* Begin *

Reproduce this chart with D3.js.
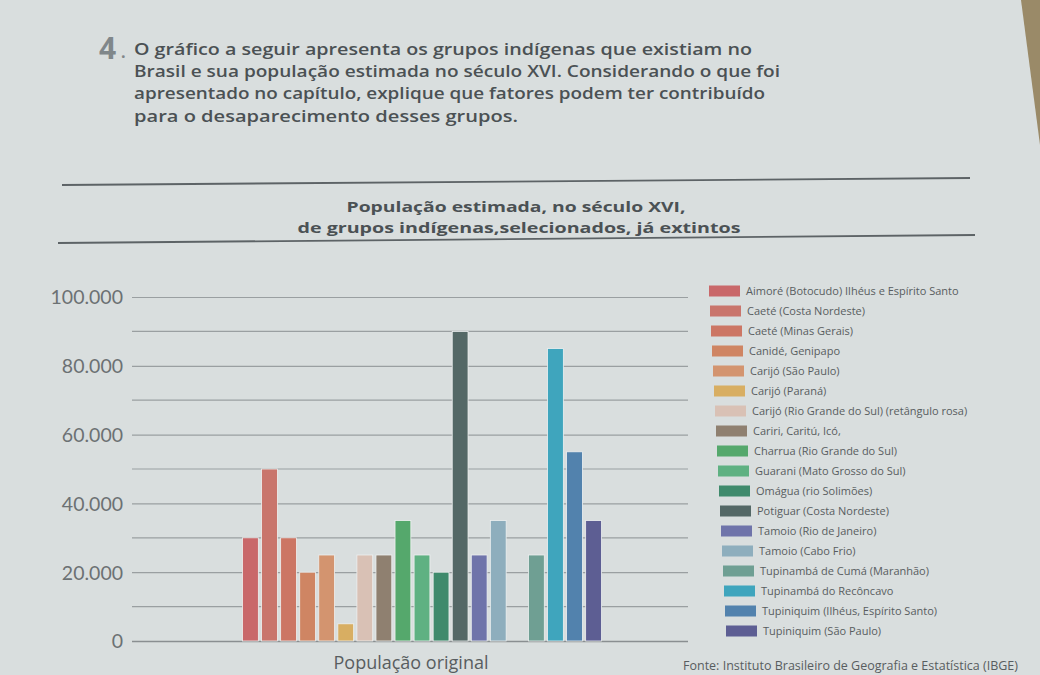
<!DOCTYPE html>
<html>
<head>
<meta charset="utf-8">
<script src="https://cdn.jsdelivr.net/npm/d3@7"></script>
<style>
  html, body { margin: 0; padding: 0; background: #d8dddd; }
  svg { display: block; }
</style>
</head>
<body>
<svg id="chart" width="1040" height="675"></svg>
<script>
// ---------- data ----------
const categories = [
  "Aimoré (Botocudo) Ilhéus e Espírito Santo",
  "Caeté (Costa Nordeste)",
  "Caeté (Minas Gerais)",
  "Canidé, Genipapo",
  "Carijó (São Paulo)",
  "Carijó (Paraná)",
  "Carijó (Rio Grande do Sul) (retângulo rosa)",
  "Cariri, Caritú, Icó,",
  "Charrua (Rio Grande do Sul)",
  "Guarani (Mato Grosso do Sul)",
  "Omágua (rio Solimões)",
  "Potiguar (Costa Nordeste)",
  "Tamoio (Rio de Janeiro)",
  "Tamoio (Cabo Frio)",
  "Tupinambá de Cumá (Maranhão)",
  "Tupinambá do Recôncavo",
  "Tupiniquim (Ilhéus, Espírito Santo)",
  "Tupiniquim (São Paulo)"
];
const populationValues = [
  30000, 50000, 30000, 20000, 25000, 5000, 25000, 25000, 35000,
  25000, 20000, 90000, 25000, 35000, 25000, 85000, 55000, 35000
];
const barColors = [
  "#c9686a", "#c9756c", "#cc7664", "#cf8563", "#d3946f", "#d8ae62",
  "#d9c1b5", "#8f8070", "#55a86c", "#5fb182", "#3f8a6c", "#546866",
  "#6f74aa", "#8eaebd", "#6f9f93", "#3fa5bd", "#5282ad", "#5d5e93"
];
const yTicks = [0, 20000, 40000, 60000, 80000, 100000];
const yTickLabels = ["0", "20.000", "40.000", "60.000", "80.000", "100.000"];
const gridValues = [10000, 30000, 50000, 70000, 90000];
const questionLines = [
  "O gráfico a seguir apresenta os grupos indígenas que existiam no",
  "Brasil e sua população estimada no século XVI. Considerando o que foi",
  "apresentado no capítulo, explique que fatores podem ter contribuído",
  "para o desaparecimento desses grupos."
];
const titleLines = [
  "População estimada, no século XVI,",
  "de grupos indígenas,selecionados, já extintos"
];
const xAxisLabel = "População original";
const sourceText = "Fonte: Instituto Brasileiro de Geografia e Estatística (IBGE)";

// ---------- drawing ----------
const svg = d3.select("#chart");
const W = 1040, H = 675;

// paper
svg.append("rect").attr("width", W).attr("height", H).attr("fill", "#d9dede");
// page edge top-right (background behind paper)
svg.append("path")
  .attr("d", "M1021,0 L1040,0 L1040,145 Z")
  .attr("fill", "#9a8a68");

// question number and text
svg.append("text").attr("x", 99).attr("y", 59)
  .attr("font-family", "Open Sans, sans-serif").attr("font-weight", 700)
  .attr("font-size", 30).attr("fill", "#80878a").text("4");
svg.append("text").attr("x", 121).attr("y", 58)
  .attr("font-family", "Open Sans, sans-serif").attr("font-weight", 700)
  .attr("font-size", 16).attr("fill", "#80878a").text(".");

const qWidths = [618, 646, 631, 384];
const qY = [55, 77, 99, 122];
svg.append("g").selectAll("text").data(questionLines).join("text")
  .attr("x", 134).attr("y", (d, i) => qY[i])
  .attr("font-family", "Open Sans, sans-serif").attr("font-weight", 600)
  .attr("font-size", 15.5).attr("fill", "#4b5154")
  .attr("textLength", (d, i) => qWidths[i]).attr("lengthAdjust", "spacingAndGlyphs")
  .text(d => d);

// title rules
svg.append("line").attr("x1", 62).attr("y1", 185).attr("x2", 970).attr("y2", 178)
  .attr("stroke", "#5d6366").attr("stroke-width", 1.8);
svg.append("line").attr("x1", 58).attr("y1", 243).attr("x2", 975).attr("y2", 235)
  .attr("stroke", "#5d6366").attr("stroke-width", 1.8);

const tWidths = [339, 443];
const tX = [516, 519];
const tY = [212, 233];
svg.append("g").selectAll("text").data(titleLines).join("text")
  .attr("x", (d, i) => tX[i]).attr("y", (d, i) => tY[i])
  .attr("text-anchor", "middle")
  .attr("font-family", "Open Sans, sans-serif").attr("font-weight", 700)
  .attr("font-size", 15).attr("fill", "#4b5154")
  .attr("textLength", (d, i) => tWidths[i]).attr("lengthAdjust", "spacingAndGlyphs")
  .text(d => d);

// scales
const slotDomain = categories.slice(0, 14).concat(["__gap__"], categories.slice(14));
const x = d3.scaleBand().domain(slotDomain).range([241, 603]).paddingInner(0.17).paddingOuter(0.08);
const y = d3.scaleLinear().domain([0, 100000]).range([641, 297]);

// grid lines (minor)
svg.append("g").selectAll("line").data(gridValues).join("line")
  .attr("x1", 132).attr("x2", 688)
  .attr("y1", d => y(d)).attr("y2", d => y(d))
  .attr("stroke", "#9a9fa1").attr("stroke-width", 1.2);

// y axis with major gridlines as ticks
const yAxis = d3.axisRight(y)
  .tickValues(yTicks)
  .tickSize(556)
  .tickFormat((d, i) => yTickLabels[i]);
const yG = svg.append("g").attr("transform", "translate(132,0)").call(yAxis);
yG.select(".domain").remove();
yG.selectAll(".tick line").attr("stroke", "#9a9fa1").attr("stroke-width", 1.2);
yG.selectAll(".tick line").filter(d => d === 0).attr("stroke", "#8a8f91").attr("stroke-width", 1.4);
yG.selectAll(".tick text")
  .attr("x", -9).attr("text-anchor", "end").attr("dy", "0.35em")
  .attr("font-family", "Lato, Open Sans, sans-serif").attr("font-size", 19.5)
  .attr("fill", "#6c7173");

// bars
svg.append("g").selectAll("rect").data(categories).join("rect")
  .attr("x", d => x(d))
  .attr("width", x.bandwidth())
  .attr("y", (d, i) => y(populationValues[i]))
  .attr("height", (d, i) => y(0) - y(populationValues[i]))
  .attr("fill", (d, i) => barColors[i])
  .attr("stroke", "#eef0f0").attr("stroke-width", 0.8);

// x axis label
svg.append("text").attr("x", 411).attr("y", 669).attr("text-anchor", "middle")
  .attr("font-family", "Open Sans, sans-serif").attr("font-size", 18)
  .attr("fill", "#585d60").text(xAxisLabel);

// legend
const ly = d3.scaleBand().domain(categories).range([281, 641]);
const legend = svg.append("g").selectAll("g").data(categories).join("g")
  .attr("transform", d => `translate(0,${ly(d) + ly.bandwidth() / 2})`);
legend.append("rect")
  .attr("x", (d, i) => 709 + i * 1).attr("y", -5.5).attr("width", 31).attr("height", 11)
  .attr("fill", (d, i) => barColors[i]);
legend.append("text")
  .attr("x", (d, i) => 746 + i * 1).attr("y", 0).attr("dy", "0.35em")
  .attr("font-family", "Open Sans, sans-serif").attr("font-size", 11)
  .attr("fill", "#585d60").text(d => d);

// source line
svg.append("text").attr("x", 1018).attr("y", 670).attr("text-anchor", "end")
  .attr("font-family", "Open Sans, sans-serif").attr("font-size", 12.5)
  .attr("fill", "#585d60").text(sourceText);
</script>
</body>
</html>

* End *

(SHORT PROBLEM) Exclude the pictures. Write out the remaining data exactly.

(ANSWER)
Reproduce this chart with D3.js.
<!DOCTYPE html>
<html>
<head>
<meta charset="utf-8">
<script src="https://cdn.jsdelivr.net/npm/d3@7"></script>
<style>
  html, body { margin: 0; padding: 0; background: #d8dddd; }
  svg { display: block; }
</style>
</head>
<body>
<svg id="chart" width="1040" height="675"></svg>
<script>
// ---------- data ----------
const categories = [
  "Aimoré (Botocudo) Ilhéus e Espírito Santo",
  "Caeté (Costa Nordeste)",
  "Caeté (Minas Gerais)",
  "Canidé, Genipapo",
  "Carijó (São Paulo)",
  "Carijó (Paraná)",
  "Carijó (Rio Grande do Sul) (retângulo rosa)",
  "Cariri, Caritú, Icó,",
  "Charrua (Rio Grande do Sul)",
  "Guarani (Mato Grosso do Sul)",
  "Omágua (rio Solimões)",
  "Potiguar (Costa Nordeste)",
  "Tamoio (Rio de Janeiro)",
  "Tamoio (Cabo Frio)",
  "Tupinambá de Cumá (Maranhão)",
  "Tupinambá do Recôncavo",
  "Tupiniquim (Ilhéus, Espírito Santo)",
  "Tupiniquim (São Paulo)"
];
const populationValues = [
  30000, 50000, 30000, 20000, 25000, 5000, 25000, 25000, 35000,
  25000, 20000, 90000, 25000, 35000, 25000, 85000, 55000, 35000
];
const barColors = [
  "#c9686a", "#c9756c", "#cc7664", "#cf8563", "#d3946f", "#d8ae62",
  "#d9c1b5", "#8f8070", "#55a86c", "#5fb182", "#3f8a6c", "#546866",
  "#6f74aa", "#8eaebd", "#6f9f93", "#3fa5bd", "#5282ad", "#5d5e93"
];
const yTicks = [0, 20000, 40000, 60000, 80000, 100000];
const yTickLabels = ["0", "20.000", "40.000", "60.000", "80.000", "100.000"];
const gridValues = [10000, 30000, 50000, 70000, 90000];
const questionLines = [
  "O gráfico a seguir apresenta os grupos indígenas que existiam no",
  "Brasil e sua população estimada no século XVI. Considerando o que foi",
  "apresentado no capítulo, explique que fatores podem ter contribuído",
  "para o desaparecimento desses grupos."
];
const titleLines = [
  "População estimada, no século XVI,",
  "de grupos indígenas,selecionados, já extintos"
];
const xAxisLabel = "População original";
const sourceText = "Fonte: Instituto Brasileiro de Geografia e Estatística (IBGE)";

// ---------- drawing ----------
const svg = d3.select("#chart");
const W = 1040, H = 675;

// paper
svg.append("rect").attr("width", W).attr("height", H).attr("fill", "#d9dede");
// page edge top-right (background behind paper)
svg.append("path")
  .attr("d", "M1021,0 L1040,0 L1040,145 Z")
  .attr("fill", "#9a8a68");

// question number and text
svg.append("text").attr("x", 99).attr("y", 59)
  .attr("font-family", "Open Sans, sans-serif").attr("font-weight", 700)
  .attr("font-size", 30).attr("fill", "#80878a").text("4");
svg.append("text").attr("x", 121).attr("y", 58)
  .attr("font-family", "Open Sans, sans-serif").attr("font-weight", 700)
  .attr("font-size", 16).attr("fill", "#80878a").text(".");

const qWidths = [618, 646, 631, 384];
const qY = [55, 77, 99, 122];
svg.append("g").selectAll("text").data(questionLines).join("text")
  .attr("x", 134).attr("y", (d, i) => qY[i])
  .attr("font-family", "Open Sans, sans-serif").attr("font-weight", 600)
  .attr("font-size", 15.5).attr("fill", "#4b5154")
  .attr("textLength", (d, i) => qWidths[i]).attr("lengthAdjust", "spacingAndGlyphs")
  .text(d => d);

// title rules
svg.append("line").attr("x1", 62).attr("y1", 185).attr("x2", 970).attr("y2", 178)
  .attr("stroke", "#5d6366").attr("stroke-width", 1.8);
svg.append("line").attr("x1", 58).attr("y1", 243).attr("x2", 975).attr("y2", 235)
  .attr("stroke", "#5d6366").attr("stroke-width", 1.8);

const tWidths = [339, 443];
const tX = [516, 519];
const tY = [212, 233];
svg.append("g").selectAll("text").data(titleLines).join("text")
  .attr("x", (d, i) => tX[i]).attr("y", (d, i) => tY[i])
  .attr("text-anchor", "middle")
  .attr("font-family", "Open Sans, sans-serif").attr("font-weight", 700)
  .attr("font-size", 15).attr("fill", "#4b5154")
  .attr("textLength", (d, i) => tWidths[i]).attr("lengthAdjust", "spacingAndGlyphs")
  .text(d => d);

// scales
const slotDomain = categories.slice(0, 14).concat(["__gap__"], categories.slice(14));
const x = d3.scaleBand().domain(slotDomain).range([241, 603]).paddingInner(0.17).paddingOuter(0.08);
const y = d3.scaleLinear().domain([0, 100000]).range([641, 297]);

// grid lines (minor)
svg.append("g").selectAll("line").data(gridValues).join("line")
  .attr("x1", 132).attr("x2", 688)
  .attr("y1", d => y(d)).attr("y2", d => y(d))
  .attr("stroke", "#9a9fa1").attr("stroke-width", 1.2);

// y axis with major gridlines as ticks
const yAxis = d3.axisRight(y)
  .tickValues(yTicks)
  .tickSize(556)
  .tickFormat((d, i) => yTickLabels[i]);
const yG = svg.append("g").attr("transform", "translate(132,0)").call(yAxis);
yG.select(".domain").remove();
yG.selectAll(".tick line").attr("stroke", "#9a9fa1").attr("stroke-width", 1.2);
yG.selectAll(".tick line").filter(d => d === 0).attr("stroke", "#8a8f91").attr("stroke-width", 1.4);
yG.selectAll(".tick text")
  .attr("x", -9).attr("text-anchor", "end").attr("dy", "0.35em")
  .attr("font-family", "Lato, Open Sans, sans-serif").attr("font-size", 19.5)
  .attr("fill", "#6c7173");

// bars
svg.append("g").selectAll("rect").data(categories).join("rect")
  .attr("x", d => x(d))
  .attr("width", x.bandwidth())
  .attr("y", (d, i) => y(populationValues[i]))
  .attr("height", (d, i) => y(0) - y(populationValues[i]))
  .attr("fill", (d, i) => barColors[i])
  .attr("stroke", "#eef0f0").attr("stroke-width", 0.8);

// x axis label
svg.append("text").attr("x", 411).attr("y", 669).attr("text-anchor", "middle")
  .attr("font-family", "Open Sans, sans-serif").attr("font-size", 18)
  .attr("fill", "#585d60").text(xAxisLabel);

// legend
const ly = d3.scaleBand().domain(categories).range([281, 641]);
const legend = svg.append("g").selectAll("g").data(categories).join("g")
  .attr("transform", d => `translate(0,${ly(d) + ly.bandwidth() / 2})`);
legend.append("rect")
  .attr("x", (d, i) => 709 + i * 1).attr("y", -5.5).attr("width", 31).attr("height", 11)
  .attr("fill", (d, i) => barColors[i]);
legend.append("text")
  .attr("x", (d, i) => 746 + i * 1).attr("y", 0).attr("dy", "0.35em")
  .attr("font-family", "Open Sans, sans-serif").attr("font-size", 11)
  .attr("fill", "#585d60").text(d => d);

// source line
svg.append("text").attr("x", 1018).attr("y", 670).attr("text-anchor", "end")
  .attr("font-family", "Open Sans, sans-serif").attr("font-size", 12.5)
  .attr("fill", "#585d60").text(sourceText);
</script>
</body>
</html>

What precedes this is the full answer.